*** SUPPLIED ENTRIES

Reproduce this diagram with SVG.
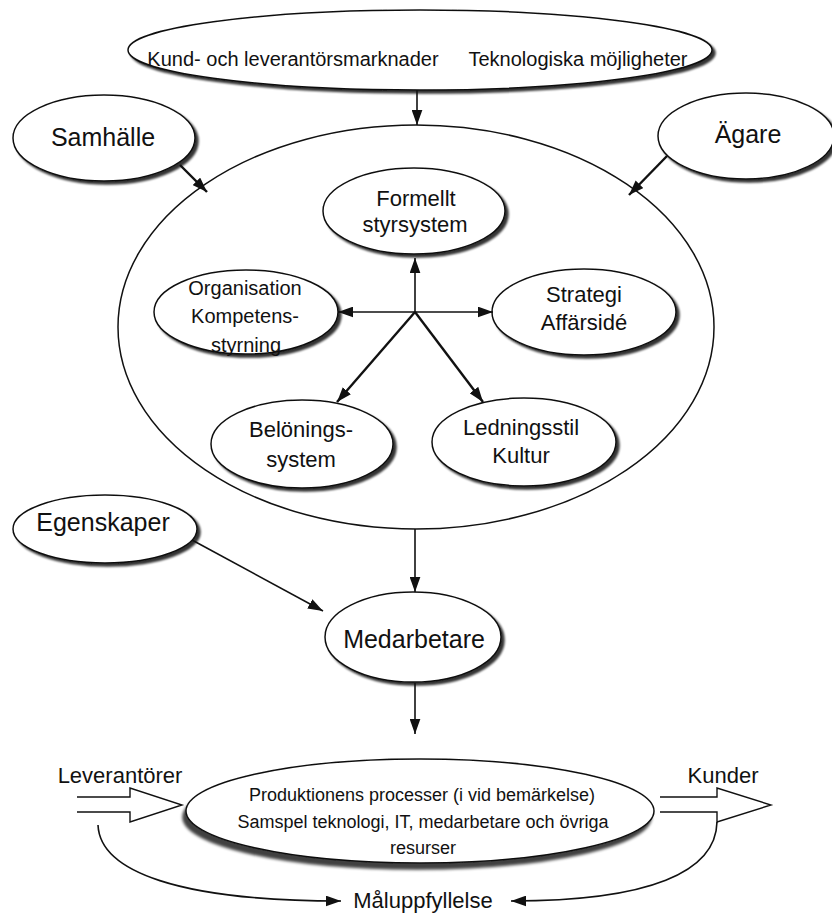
<svg xmlns="http://www.w3.org/2000/svg" width="832" height="913" viewBox="0 0 832 913">
  <defs>
    <style>
      text { font-family: "Liberation Sans", Arial, Helvetica, sans-serif; fill: #111; text-anchor: middle; }
      .node { fill: #fff; stroke: #111; stroke-width: 1.5; }
      .shadowed { filter: url(#shadow); }
      .t20 { font-size: 20px; }
      .t22 { font-size: 22px; }
      .t25 { font-size: 25px; }
      .t18 { font-size: 18px; }
      .link { fill: none; stroke: #111; stroke-width: 1.6; }
      .bold { stroke-width: 2.4; }
      .hollow { fill: #fff; stroke: #111; stroke-width: 1.4; stroke-linejoin: miter; }
    </style>
    <!-- soft grey drop shadow, lower right -->
    <filter id="shadow" x="-10%" y="-15%" width="125%" height="140%">
      <feGaussianBlur in="SourceAlpha" stdDeviation="1.2"/>
      <feOffset dx="3" dy="3"/>
      <feComponentTransfer><feFuncA type="linear" slope="0.8"/></feComponentTransfer>
      <feMerge><feMergeNode/><feMergeNode in="SourceGraphic"/></feMerge>
    </filter>
    <!-- wider shadow under the process ellipse -->
    <filter id="shadowLow" x="-10%" y="-20%" width="125%" height="150%">
      <feGaussianBlur in="SourceAlpha" stdDeviation="1.8"/>
      <feOffset dx="-3" dy="6"/>
      <feComponentTransfer><feFuncA type="linear" slope="0.75"/></feComponentTransfer>
      <feMerge><feMergeNode/><feMergeNode in="SourceGraphic"/></feMerge>
    </filter>
    <marker id="ah" viewBox="0 0 14 10" refX="14" refY="5" markerUnits="userSpaceOnUse" markerWidth="15" markerHeight="11" orient="auto">
      <path d="M0,0 L14,5 L0,10 z" fill="#111"/>
    </marker>
  </defs>

  <rect width="832" height="913" fill="#fff"/>

  <!-- outer environment: markets and technology -->
  <g id="marknader">
    <ellipse class="node shadowed" cx="420" cy="50" rx="292" ry="40"/>
    <text class="t20" x="293" y="66">Kund- och leverantörsmarknader</text>
    <text class="t20" x="578" y="66">Teknologiska möjligheter</text>
  </g>

  <!-- the company: steering components -->
  <g id="foretag">
    <ellipse class="node" cx="416" cy="327" rx="298" ry="202" stroke-width="1.3"/>
  </g>

  <g id="samhalle">
    <ellipse class="node shadowed" cx="104" cy="138" rx="91" ry="43"/>
    <text class="t25" x="103" y="146">Samhälle</text>
  </g>

  <g id="agare">
    <ellipse class="node shadowed" cx="746" cy="136" rx="88" ry="43"/>
    <text class="t25" x="748" y="143">Ägare</text>
  </g>

  <g id="styrsystem">
    <ellipse class="node shadowed" cx="414" cy="211" rx="91" ry="43"/>
    <text class="t22" x="416" y="206">Formellt</text>
    <text class="t22" x="415" y="232">styrsystem</text>
  </g>

  <g id="organisation">
    <ellipse class="node shadowed" cx="246" cy="312" rx="92" ry="42"/>
    <text class="t20" x="245" y="295">Organisation</text>
    <text class="t20" x="245" y="323">Kompetens-</text>
    <text class="t20" x="246" y="352">styrning</text>
  </g>

  <g id="strategi">
    <ellipse class="node shadowed" cx="584" cy="312" rx="92" ry="43"/>
    <text class="t22" x="584" y="302">Strategi</text>
    <text class="t22" x="584" y="330">Affärsidé</text>
  </g>

  <g id="beloning">
    <ellipse class="node shadowed" cx="302" cy="444" rx="91" ry="44"/>
    <text class="t22" x="301" y="437">Belönings-</text>
    <text class="t22" x="301" y="467">system</text>
  </g>

  <g id="ledning">
    <ellipse class="node shadowed" cx="524" cy="442" rx="92" ry="44"/>
    <text class="t22" x="521" y="435">Ledningsstil</text>
    <text class="t22" x="521" y="463">Kultur</text>
  </g>

  <g id="egenskaper">
    <ellipse class="node shadowed" cx="105" cy="529" rx="92" ry="34"/>
    <text class="t25" x="103" y="531">Egenskaper</text>
  </g>

  <g id="medarbetare">
    <ellipse class="node shadowed" cx="413" cy="637" rx="88" ry="45"/>
    <text class="t25" x="414" y="648">Medarbetare</text>
  </g>

  <g id="processer">
    <ellipse class="node" style="filter:url(#shadowLow)" cx="420" cy="811" rx="234" ry="52"/>
    <text class="t18" x="422" y="801">Produktionens processer (i vid bemärkelse)</text>
    <text class="t18" x="423" y="828">Samspel teknologi, IT, medarbetare och övriga</text>
    <text class="t18" x="423" y="854">resurser</text>
  </g>

  <g id="leverantorer">
    <text class="t22" x="120" y="783">Leverantörer</text>
    <path class="hollow" d="M77,797 H130 V788 L182,805 L130,822 V812 H77"/>
  </g>

  <g id="kunder">
    <text class="t22" x="723" y="783">Kunder</text>
    <path class="hollow" d="M660,797 H717 V788 L771,805 L717,822 V812 H660"/>
  </g>

  <g id="maluppfyllelse">
    <text style="font-size:22px" x="423" y="908">Måluppfyllelse</text>
  </g>

  <!-- connectors -->
  <g id="connectors">
    <path class="link" d="M417,90 V125" marker-end="url(#ah)"/>
    <path class="link bold" d="M180,165 L207,192" marker-end="url(#ah)"/>
    <path class="link bold" d="M667,156 L629,195" marker-end="url(#ah)"/>

    <path class="link" d="M415,312 V258" marker-end="url(#ah)"/>
    <path class="link" d="M415,312 H338" marker-end="url(#ah)"/>
    <path class="link" d="M415,312 H493" marker-end="url(#ah)"/>
    <path class="link bold" d="M415,312 L337,402" marker-end="url(#ah)"/>
    <path class="link bold" d="M415,312 L483,402" marker-end="url(#ah)"/>

    <path class="link" d="M415,529 V592" marker-end="url(#ah)"/>
    <path class="link" d="M192,540 L323,611" marker-end="url(#ah)"/>
    <path class="link" d="M415,683 V734" marker-end="url(#ah)"/>

    <path class="link" d="M98,825 C100,872 180,901 341,901" marker-end="url(#ah)"/>
    <path class="link" d="M717,822 C716,872 650,901 511,901" marker-end="url(#ah)"/>
  </g>
</svg>
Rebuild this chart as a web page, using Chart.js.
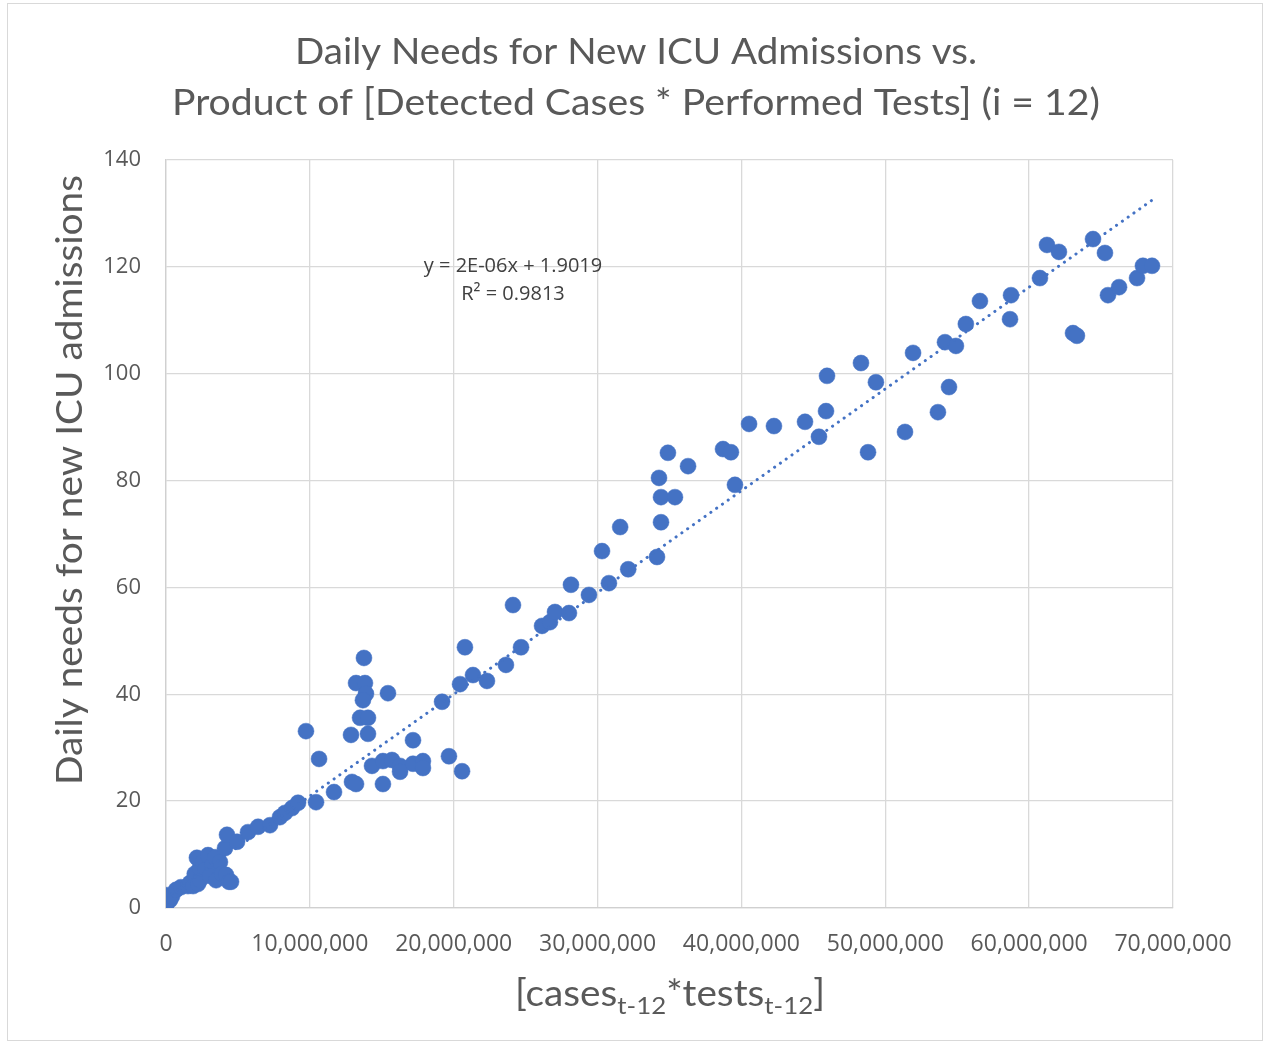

******

- WHAT IS NEEDED:
Filter the listing above for the string "this" and copy every matching line.

- TASK SOLUTION:
Reproduce this diagram with SVG.
Rebuild this chart as a web page, using Chart.js.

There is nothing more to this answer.